Still others argued that the markets were so volatile that the safest thing to do is to stay out of them. The VIX index (which measures volatility) spiked last Wednesday to it's highest level since 2003.

The chief executive of Research Edge, Keith McCullough said that sometimes the best thing to do is nothing, but keep your cash in a safe place.

Money managers were eager to learn more about how the plan would proceed as details of the rescue proposal leaked out over the weekend. The Bush administration proposed to give the Treasury the authority to buy up to $700 billion in distressed assets from financial institutions and hopefully shore up the industry and avert economic upheaval.

One market strategist said that everyone needs to be at their post in case meaningful details are reported, which will have an important bearing on what the market will do.

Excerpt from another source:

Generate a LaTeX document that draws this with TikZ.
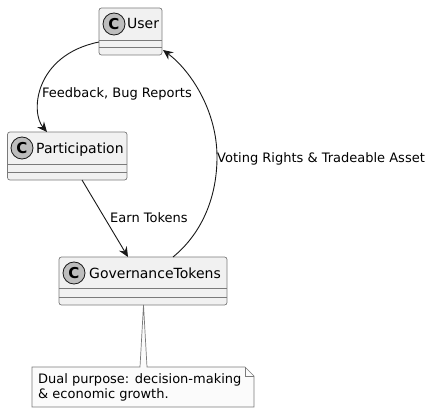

Other chief investment officers sent directives to their officers about what should be done this morning.

It's expected by some that the financial bailout plan will push the dollar down and also the price of Treasurey notes and bonds, but this should help to rally mortgage securities.

On Friday the SEC temporarily banned the short sales of almost 800 financial stocks, making money managers, particularly hedge funds, trying to make sense of the new short-selling rules. This announcement came shortly after a similar move made by financial regulators in Britain. Australia's government imposed a 30 day ban on short selling of all stocks, even those far removed from the financial sector.

Banking executives have blamed short-selling for contributing to the decline in financial stocks in recent months. Short-sellers borrow shares of a company's stocks and sell them with the hope to repurchase them later at a lower price and therefore making a profit. Traders which depend on shorting stocks tried to reassess their models over the weekend.

Some said that they would adapt to the new rules, but a lack of clarity over what the permanent rules would be could pose a problem. The short-selling rule is supposed to expire on October 2, but could be extended.